Crystal structure parameters of the mixed holmium cobaltite-chromite HoCo0.5Cr0.5O3 synthesized by solid state reaction in air at 1373 K have been studied in the temperature range of 300–1140 K by using high-resolution X-ray synchrotron powder diffraction technique. Experimental X-ray synchrotron powder diffraction patterns and crystal structure parameters of HoCo0.5Cr0.5O3 structure at room temperature and 1140 K are published by the International Centre of Diffraction Data (ICDD) in the last release of the Powder Diffraction File (PDF cards NN 00-066-0678 and 00-066-0679, respectively).

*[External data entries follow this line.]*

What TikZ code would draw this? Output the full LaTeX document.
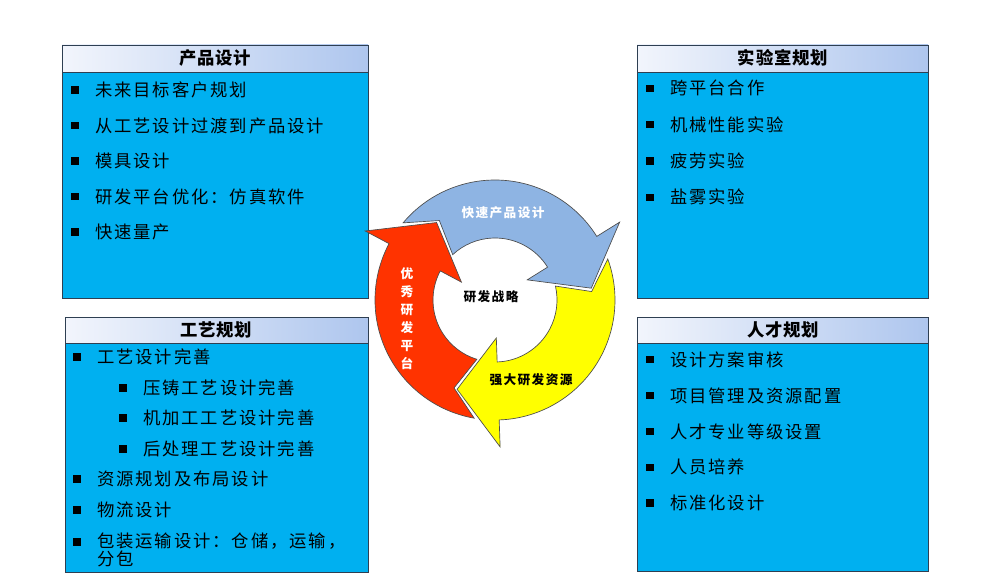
\documentclass[tikz,border=0pt]{standalone}
\usepackage{fontspec}
\newfontfamily\cjk[LetterSpace=11]{Noto Sans CJK SC}
\newfontfamily\cjkhead[LetterSpace=5]{Noto Sans CJK SC}
\usetikzlibrary{positioning}
\definecolor{bodycyan}{HTML}{00B0F0}
\definecolor{headleft}{HTML}{F2F5FC}
\definecolor{headright}{HTML}{AEC6EE}
\definecolor{frame}{HTML}{2E3F52}
\definecolor{cycblue}{HTML}{8EB4E3}
\definecolor{cycred}{HTML}{FF3300}
\definecolor{cycyellow}{HTML}{FFFF00}
\tikzstyle{boxbody} = [draw=frame, fill=bodycyan, line width=0.6pt]
\tikzstyle{boxhead} = [draw=frame, left color=headleft, right color=headright, line width=0.6pt]
\tikzstyle{headtext} = [font=\cjkhead\fontsize{13}{15}\selectfont\bfseries]
\tikzstyle{itemtext} = [font=\cjk\fontsize{13}{13}\selectfont, anchor=west, inner sep=0pt, align=left]
\tikzstyle{bulletsq} = [fill=black, minimum size=5.5pt, inner sep=0pt]
\tikzstyle{cyclearrow} = [draw=black!70, line width=0.5pt, line join=miter]
\tikzstyle{cyctext} = [font=\cjk\fontsize{9.5}{14}\selectfont\bfseries, align=center]

\begin{document}
\begin{tikzpicture}[x=0.75pt, y=-0.75pt]
\useasboundingbox (0,0) rectangle (1000,588);

% four boxes
\draw [boxbody] (62,72) rectangle (368,298);
\shade [boxhead] (62,45) rectangle (368,72);
\draw [boxbody] (637,72) rectangle (928,298);
\shade [boxhead] (637,45) rectangle (928,72);
\draw [boxbody] (65,343) rectangle (368,572);
\shade [boxhead] (65,317) rectangle (368,343);
\draw [boxbody] (637,343) rectangle (928,571);
\shade [boxhead] (637,317) rectangle (928,343);

\node (pdhead) [headtext] at (215,58) {产品设计};
\node (labhead) [headtext] at (783,58) {实验室规划};
\node (prhead) [headtext] at (216,330) {工艺规划};
\node (hrhead) [headtext] at (783,330) {人才规划};

% product design
\foreach \txt [count=\i] in {未来目标客户规划, 从工艺设计过渡到产品设计, 模具设计, 研发平台优化：仿真软件, 快速量产}
{
  \node (pdb\i) [bulletsq] at (75,54.5+35.5*\i) {};
  \node (pd\i) [itemtext, right=12pt of pdb\i] {\txt};
}

% lab planning
\foreach \txt [count=\i] in {跨平台合作, 机械性能实验, 疲劳实验, 盐雾实验}
{
  \node (labb\i) [bulletsq] at (650,52+36.3*\i) {};
  \node (lab\i) [itemtext, right=12pt of labb\i] {\txt};
}

% process planning
\foreach \bx/\by/\txt [count=\i] in {77/357/工艺设计完善, 123/388/压铸工艺设计完善, 123/418/机加工工艺设计完善, 123/449/后处理工艺设计完善, 77/479/资源规划及布局设计, 77/510/物流设计}
{
  \node (prb\i) [bulletsq] at (\bx,\by) {};
  \node (pr\i) [itemtext, right=12pt of prb\i] {\txt};
}
\node (prb7) [bulletsq] at (77,542) {};
\node (pr7) [itemtext, anchor=north west] at (97,533) {包装运输设计：仓储，运输，\\分包};

% talent planning
\foreach \txt [count=\i] in {设计方案审核, 项目管理及资源配置, 人才专业等级设置, 人员培养, 标准化设计}
{
  \node (hrb\i) [bulletsq] at (650,324+35.8*\i) {};
  \node (hr\i) [itemtext, right=12pt of hrb\i] {\txt};
}

% cycle
\begin{scope}[shift={(495,300)}, y=0.75pt]
\foreach \h/\c in {32/cycblue, 152/cycred, -88/cycyellow}
  \draw [cyclearrow, fill=\c] (\h+108:120) arc[start angle=\h+108, end angle=\h, radius=120]
    -- (\h:147) -- (\h-25:97) -- (\h:38) -- (\h:62)
    arc[start angle=\h, end angle=\h+101, radius=62] -- (\h+93:97) -- cycle;
\end{scope}

\node (fastpd) [cyctext, white] at (503,213) {快速产品设计};
\node (platform) [cyctext, white, font=\cjk\fontsize{9.5}{13.5}\selectfont\bfseries] at (407,319) {优\\秀\\研\\发\\平\\台};
\node (resource) [cyctext] at (531,380) {强大研发资源};
\node (strategy) [cyctext] at (491,297) {研发战略};

\end{tikzpicture}
\end{document}
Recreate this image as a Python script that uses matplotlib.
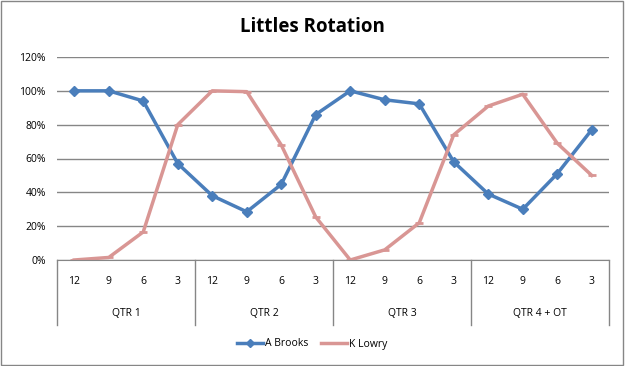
import matplotlib.pyplot as plt
import matplotlib.transforms as mtransforms

# data
minutes = ['12', '9', '6', '3'] * 4
quarters = ['QTR 1', 'QTR 2', 'QTR 3', 'QTR 4 + OT']
brooks = [100, 100, 94, 57, 38, 28.5, 44.7, 86, 100, 94.7, 92.3, 58, 39, 30, 51, 77]
lowry = [0, 1.5, 16.6, 80, 100, 99.5, 68, 25.4, 0, 6, 22, 74, 91, 98, 69, 50]

plt.rcParams['font.family'] = ['Open Sans', 'DejaVu Sans']

fig = plt.figure(figsize=(6.25, 3.66), dpi=100)
# outer chart border
fig.patches.append(plt.Rectangle((0.002, 0.003), 0.995, 0.993, transform=fig.transFigure,
                                 fill=False, edgecolor='#868686', lw=1.0))

W, H = 625.0, 366.0
ax = fig.add_axes([57 / W, (H - 260) / H, 552 / W, 203 / H])

x = list(range(len(minutes)))
ax.plot(x, brooks, color='#4A7EBB', lw=2.5, marker='D', ms=5, label='A Brooks')
ax.plot(x, lowry, color='#D99694', lw=2.5, marker='_', ms=6, mew=2, label='K Lowry')

ax.set_xlim(-0.5, len(minutes) - 0.5)
ax.set_ylim(0, 120)
ax.set_yticks(range(0, 121, 20))
ax.set_yticklabels(['%d%%' % v for v in range(0, 121, 20)], fontsize=7.5)
ax.yaxis.grid(True, color='#868686', lw=1.0)
ax.set_axisbelow(True)
ax.tick_params(axis='y', length=0, pad=8)
ax.set_xticks([])
for s in ['left', 'right', 'top']:
    ax.spines[s].set_visible(False)
ax.spines['bottom'].set_color('#868686')

trans = mtransforms.blended_transform_factory(ax.transData, ax.transAxes)
for i, lab in enumerate(minutes):
    ax.text(i, -21 / 203, lab, transform=trans, ha='center', va='center', fontsize=7.5)
for q, lab in enumerate(quarters):
    ax.text(q * 4 + 1.5, -53 / 203, lab, transform=trans, ha='center', va='center', fontsize=7.5)
for b in range(5):
    ax.plot([b * 4 - 0.5, b * 4 - 0.5], [0, -65 / 203], transform=trans,
            color='#868686', lw=1.0, clip_on=False)

fig.text(0.5, (H - 27) / H, 'Littles Rotation', ha='center', va='center',
         fontsize=13.5, fontweight='bold')

fig.legend(loc='center', bbox_to_anchor=(0.5, (H - 344) / H), ncol=2, frameon=False,
           fontsize=7.5, handlelength=2.5, columnspacing=1.2, handletextpad=0.2,
           markerscale=0.8)

fig.savefig('out.png', dpi=100)
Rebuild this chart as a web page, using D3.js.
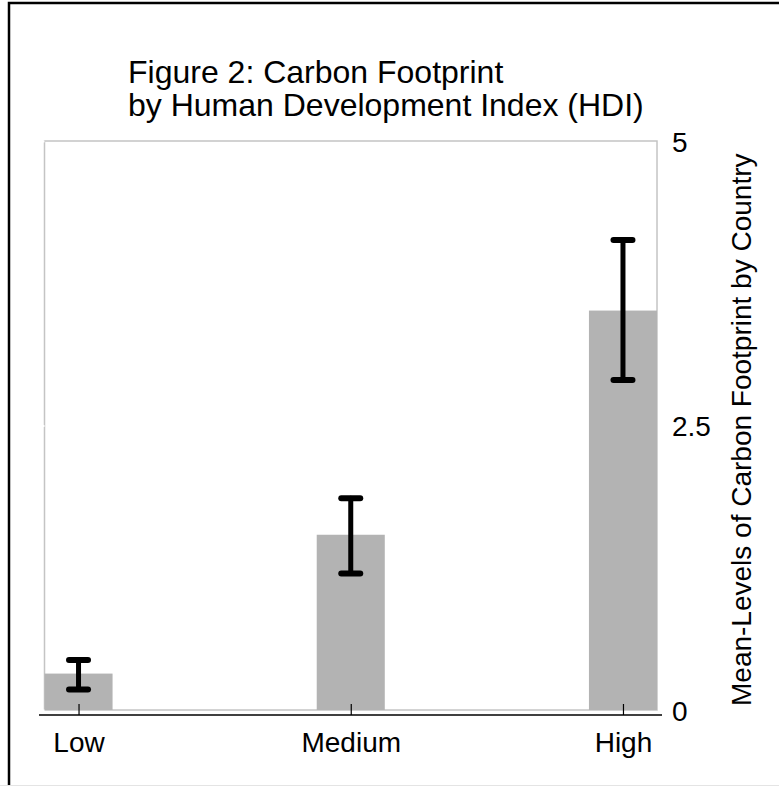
<!DOCTYPE html>
<html>
<head>
<meta charset="utf-8">
<script src="https://cdn.jsdelivr.net/npm/d3@7"></script>
<style>
  html, body { margin: 0; padding: 0; background: #fff; overflow: hidden; }
  svg { display: block; font-family: "Liberation Sans", Arial, Helvetica, sans-serif; }
</style>
</head>
<body>
<svg id="chart" width="779" height="786"></svg>
<script>
// ---- DATA ----
const categories = ["Low", "Medium", "High"];
const meanValues = [0.32, 1.54, 3.51];
const ciLower = [0.18, 1.20, 2.90];
const ciUpper = [0.44, 1.86, 4.13];
const yTicks = [0, 2.5, 5];
const titleLines = ["Figure 2: Carbon Footprint", "by Human Development Index (HDI)"];
const yTitle = "Mean-Levels of Carbon Footprint by Country";

const rows = categories.map((c, i) => ({
    cat: c, pos: i + 1, mean: meanValues[i], lo: ciLower[i], hi: ciUpper[i]
}));

const svg = d3.select("#chart");

// ---- OUTER FRAME (top + left only, rest is cropped) ----
svg.append("path")
    .attr("d", "M9,786V3H779")
    .attr("fill", "none")
    .attr("stroke", "#000")
    .attr("stroke-width", 2.5);

svg.append("line")
    .attr("x1", 0).attr("x2", 779)
    .attr("y1", 785.5).attr("y2", 785.5)
    .attr("stroke", "#e4e4e4");

// ---- SCALES ----
const plot = { left: 44.5, right: 657, top: 141, bottom: 710 };
const barWidth = 0.25;

const x = d3.scaleLinear()
    .domain([1 - barWidth / 2, categories.length + barWidth / 2])
    .range([plot.left, plot.right]);

const y = d3.scaleLinear()
    .domain([0, 5])
    .range([plot.bottom, plot.top]);

// ---- PLOT REGION ----
svg.append("rect")
    .attr("x", plot.left).attr("y", plot.top)
    .attr("width", plot.right - plot.left)
    .attr("height", plot.bottom - plot.top)
    .attr("fill", "#fff")
    .attr("stroke", "#c4c4c4")
    .attr("stroke-width", 1.5);

// bars
svg.selectAll(".bar")
    .data(rows)
    .enter()
    .append("rect")
    .attr("class", "bar")
    .attr("x", d => x(d.pos - barWidth / 2))
    .attr("width", d => x(d.pos + barWidth / 2) - x(d.pos - barWidth / 2))
    .attr("y", d => y(d.mean))
    .attr("height", d => y(0) - y(d.mean))
    .attr("fill", "#b3b3b3");

// left axis: white ticks only
svg.append("g")
    .attr("transform", `translate(${plot.left},0)`)
    .call(d3.axisLeft(y).tickValues(yTicks).tickSize(3).tickFormat(""))
    .call(g => g.select(".domain").remove())
    .call(g => g.selectAll(".tick line").attr("stroke", "#fff").attr("stroke-width", 2));

// error bars
const err = svg.selectAll(".err")
    .data(rows)
    .enter()
    .append("g")
    .attr("class", "err")
    .attr("stroke", "#000")
    .attr("stroke-linecap", "round");

err.append("line")
    .attr("x1", d => x(d.pos)).attr("x2", d => x(d.pos))
    .attr("y1", d => y(d.lo)).attr("y2", d => y(d.hi))
    .attr("stroke-width", 5);

err.selectAll(".cap")
    .data(d => [d.lo, d.hi].map(v => ({ pos: d.pos, v })))
    .enter()
    .append("line")
    .attr("x1", d => x(d.pos) - 9.5).attr("x2", d => x(d.pos) + 9.5)
    .attr("y1", d => y(d.v)).attr("y2", d => y(d.v))
    .attr("stroke-width", 6);

// ---- X AXIS ----
const xAxis = d3.axisBottom(x)
    .tickValues(rows.map(d => d.pos))
    .tickFormat((d, i) => categories[i])
    .tickSizeInner(-11)
    .tickSizeOuter(0)
    .tickPadding(17);

svg.append("g")
    .attr("transform", "translate(0,715)")
    .call(xAxis)
    .call(g => g.select(".domain")
        .attr("d", `M${plot.left - 5.5},0H${plot.right + 5}`)
        .attr("stroke-width", 1.6))
    .call(g => g.selectAll(".tick line").attr("stroke-width", 1.2))
    .call(g => g.selectAll(".tick text")
        .attr("font-size", 28)
        .attr("font-family", "Liberation Sans, Arial, sans-serif")
        .attr("fill", "#000"));

// ---- Y AXIS (right, labels only) ----
svg.append("g")
    .attr("transform", `translate(${plot.right},0)`)
    .call(d3.axisRight(y).tickValues(yTicks).tickFormat(d3.format("")).tickSize(0).tickPadding(15))
    .call(g => g.select(".domain").remove())
    .call(g => g.selectAll(".tick text")
        .attr("font-size", 28)
        .attr("font-family", "Liberation Sans, Arial, sans-serif")
        .attr("dy", "0.36em")
        .attr("fill", "#000"));

// y title
svg.append("text")
    .attr("transform", "translate(751,706) rotate(-90)")
    .attr("font-size", 28)
    .attr("fill", "#000")
    .text(yTitle);

// ---- TITLE (one text, two lines) ----
svg.append("text")
    .attr("x", 128)
    .attr("y", 83)
    .attr("font-size", 32)
    .attr("fill", "#000")
    .selectAll("tspan")
    .data(titleLines)
    .enter()
    .append("tspan")
    .attr("x", 128)
    .attr("dy", (d, i) => i === 0 ? 0 : 33)
    .text(d => d);
</script>
</body>
</html>
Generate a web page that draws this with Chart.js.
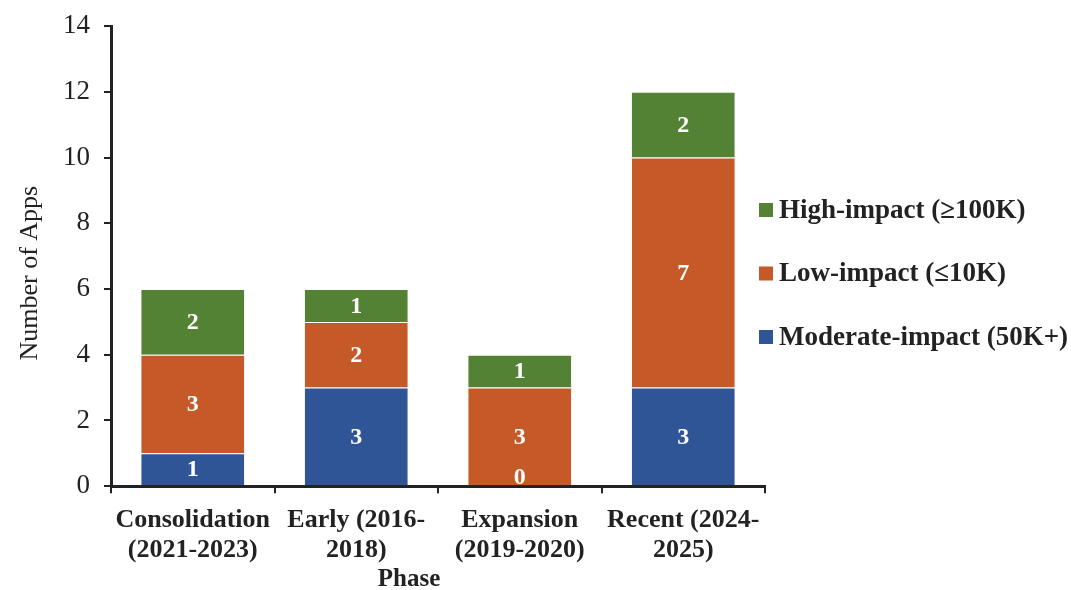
<!DOCTYPE html>
<html>
<head>
<meta charset="utf-8">
<script src="https://cdn.jsdelivr.net/npm/chart.js@4.4.1/dist/chart.umd.min.js"></script>
<style>
    body { margin: 0; background: #fff; }
    #wrap { width: 1071px; height: 590px; position: relative; }
</style>
</head>
<body>
<div id="wrap"><canvas id="mine"></canvas></div>
<script>
    const phases = [
        ["Consolidation", "(2021-2023)"],
        ["Early (2016-", "2018)"],
        ["Expansion", "(2019-2020)"],
        ["Recent (2024-", "2025)"]
    ];
    const moderate = [1, 3, 0, 3];
    const low = [3, 2, 3, 7];
    const high = [2, 1, 1, 2];
    const yTicks = [0, 2, 4, 6, 8, 10, 12, 14];

    const serif = "'Liberation Serif', 'Times New Roman', serif";

    // white numbers in the middle of each segment
    const barLabels = {
        id: "barLabels",
        afterDatasetsDraw(chart) {
            const ctx = chart.ctx;
            ctx.save();
            ctx.font = "bold 24px " + serif;
            ctx.fillStyle = "#fff";
            ctx.textAlign = "center";
            ctx.textBaseline = "middle";
            chart.data.datasets.forEach((ds, i) => {
                chart.getDatasetMeta(i).data.forEach((bar, j) => {
                    let y = (bar.y + bar.base) / 2;
                    if (y > bar.base - 9) y = bar.base - 9;
                    ctx.fillText(ds.data[j], bar.x, y + 1);
                });
            });
            ctx.restore();
        }
    };

    // legend on the right, top item = last dataset
    const sideLegend = {
        id: "sideLegend",
        afterDraw(chart) {
            const ctx = chart.ctx;
            const a = chart.chartArea;
            ctx.save();
            ctx.font = "bold 27px " + serif;
            ctx.textBaseline = "middle";
            const items = chart.data.datasets.slice().reverse();
            items.forEach((ds, k) => {
                const y = 210 + k * 63.5;
                ctx.fillStyle = ds.backgroundColor;
                ctx.fillRect(a.right - 6, y - 7, 14, 14);
                ctx.fillStyle = "#222";
                ctx.fillText(ds.label, a.right + 14, y + 1);
            });
            ctx.restore();
        }
    };

    // axis titles drawn by hand to match their offsets
    const axisTitles = {
        id: "axisTitles",
        afterDraw(chart) {
            const ctx = chart.ctx;
            const a = chart.chartArea;
            ctx.save();
            ctx.fillStyle = "#222";
            ctx.textAlign = "center";
            ctx.textBaseline = "middle";
            ctx.font = "bold 25px " + serif;
            ctx.fillText("Phase", (a.left + a.right) / 2 - 29, 580);
            ctx.translate(30, (a.top + a.bottom) / 2 + 17);
            ctx.rotate(-Math.PI / 2);
            ctx.font = "26px " + serif;
            ctx.fillText("Number of Apps", 0, 0);
            ctx.restore();
        }
    };

    new Chart(document.getElementById("mine").getContext("2d"), {
        type: "bar",
        data: {
            labels: phases,
            datasets: [
                { label: "Moderate-impact (50K+)", data: moderate, backgroundColor: "#2F5597" },
                { label: "Low-impact (\u226410K)", data: low, backgroundColor: "#C55A28" },
                { label: "High-impact (\u2265100K)", data: high, backgroundColor: "#548235" }
            ].map(d => Object.assign(d, {
                borderColor: "rgba(255,255,255,0.6)",
                borderWidth: 1,
                categoryPercentage: 0.64,
                barPercentage: 1
            }))
        },
        options: {
            responsive: true,
            maintainAspectRatio: false,
            animation: { duration: 0 },
            layout: { padding: { top: 10, bottom: 13, left: 49, right: 306 } },
            plugins: {
                tooltip: { enabled: false },
                legend: { display: false }
            },
            scales: {
                x: {
                    stacked: true,
                    grid: {
                        display: true,
                        drawOnChartArea: false,
                        drawTicks: true,
                        tickLength: 7,
                        color: "#222",
                        lineWidth: 2
                    },
                    border: { display: true, color: "#222", width: 3 },
                    ticks: {
                        font: { family: serif, size: 26, weight: "bold", lineHeight: 1.15 },
                        color: "#222",
                        maxRotation: 0,
                        autoSkip: false,
                        padding: 12
                    }
                },
                y: {
                    stacked: true,
                    min: 0,
                    max: 14,
                    afterBuildTicks: s => { s.ticks = yTicks.map(v => ({ value: v })); },
                    grid: {
                        display: true,
                        drawOnChartArea: false,
                        drawTicks: true,
                        tickLength: 7,
                        color: "#222",
                        lineWidth: 2
                    },
                    border: { display: true, color: "#222", width: 3 },
                    ticks: {
                        font: { family: serif, size: 27, lineHeight: 0.9 },
                        color: "#222",
                        padding: 14
                    }
                }
            }
        },
        plugins: [barLabels, sideLegend, axisTitles]
    });
</script>
</body>
</html>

Detailed analysis of the temperature dependence of structural parameters revealed pronounced anomalies in thermal behaviour of the unit cell dimensions and thermal expansion coefficients with clear maxima at around 900 K. Extra structural anomalies are also observed on temperature dependencies of the M–O bond lengths, octahedral tilt angles and atomic displacement parameters, which are evidently caused with the temperature induced changes of spin configuration of Co3+ ions and coupled metal-insulator transition occurred in HoCoO3–HoCrO3 system.